Des femmes canon : les policières de séries télévisées entre normalité et normativité : analyse socio-démographique de la population des séries policières, entre recomposition et subversion des normes de genre.
Institution:
Paris, EHESSDisciplines:
Directors:
Abstract EN:
The access of women to « legal violence » within the police force testifies to the progress made in terms of professional equality and the evolution in gender norms. Cop shows are especially relevant indicators of change since they are extremely popular and ubiquitous on French Prime Time television. This thesis examines the representation of policewomen in a corpus of 36 series broadcast in France. A socio-demographic approach enables a longitudinal analysis of the evolutions in this specific population from season to season. The concept of HST -Heroes in Series on Television- which is a hybrid entity combining characteristics of the character and its performer, plays a major role in this research. The corpus is primarily structured by a gendered asymmetry: women have fewer roles than men, they play them for a shorter time and they obtain them almost systematically when young and slender whereas men are hired at any age and in any shape. This dual job market is reinforced by gender inequalities in representations, especially as fictional couples usually unite an actress with a much older actor playing her ranking officer. The body has a central position in this system of asymmetries and this thesis uses multivariate instruments to describe the people, in particular to explore ethnoracial categorizations in an intersectional perspective. Women are highly eroticized through a large set of techniques (bare skin, heels…), which confirms the existence of a « male gaze » as an additional gendered inequality. Whereas the policewomen in the series do not particularly differ from the policemen in terms of professional ability and heroization – they have the same ranks and use weapons and physical violence in similar ways – women are strongly distinguished from the policemen by a series of inequalities.

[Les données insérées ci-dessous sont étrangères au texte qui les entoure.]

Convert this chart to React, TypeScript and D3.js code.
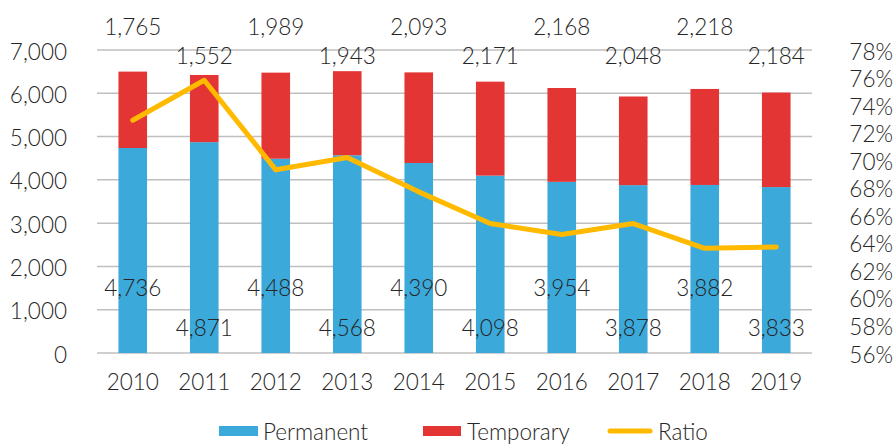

Even though the policewomen are accomplished professionals, and notwithstanding the diversity of the men and women, there is no « gender reversal » nor any disappearance of the categories of femininity and masculinity, but rather a reshaping of the gender order.
Abstract FR:
« L’accès des femmes à la violence légale » dans la police est symbolique d’un progrès de l’égalité professionnelle et d’une évolution des normes de genre. En outre, les séries policières sont un programme populaire par excellence et omniprésent dans la programmation de Prime Time, ce qui en fait un observatoire privilégié de ces évolutions. Cette thèse étudie la représentation des policières dans un corpus de 36 séries diffusées en France, l’approche socio-démographique permettant notamment une analyse longitudinale des évolutions de cette population particulière au fil des saisons. La thèse repose notamment sur le concept de HST, « Héros de Série Télévisée », entité hybride qui combine des caractéristiques du personnage et de son interprète. C’est d’abord une forte asymétrie de genre qui structure le corpus : les femmes ont moins de rôles que les hommes, les occupent moins longtemps, y accèdent presque systématiquement jeunes et minces alors que les hommes sont recrutés à tout âge et avec toutes les silhouettes. Ce marché du travail dual se double d’inégalités de genre, en particulier les couples fictionnels unissent généralement une actrice avec un acteur beaucoup plus âgé qu’elle incarnant un supérieur hiérarchique. Le corps occupe une place centrale dans cette asymétrie, et pour le décrire un appareil multivarié a été déployé, notamment pour approfondir la catégorisation ethno-raciale sans la réifier, dans une perspective intersectionnelle. Les femmes sont fortement érotisées par différentes techniques (dénudement, talons...), confirmant dans l’ensemble l’hypothèse d’un « male gaze » qui ajoute une nouvelle inégalité de genre. Les policières de séries ne se distinguent pas des hommes en revanche, ni par les grades qu’elles occupent dans la hiérarchie, ni par leur recours aux armes et à la violence physique. Elles ne sont pas moins héroïsées que les HST hommes. Dans l’ensemble, bien qu’elles soient des policières accomplies les femmes sont largement distinguées des hommes par une série d’inégalités, même si la diversité entre femmes et entre hommes ne doit pas être négligée. On ne peut donc parler d’une « inversion du genre » ou d’une disparition des catégories de féminité et de masculinité, mais plutôt d’une recomposition de « l’ordre de genre ».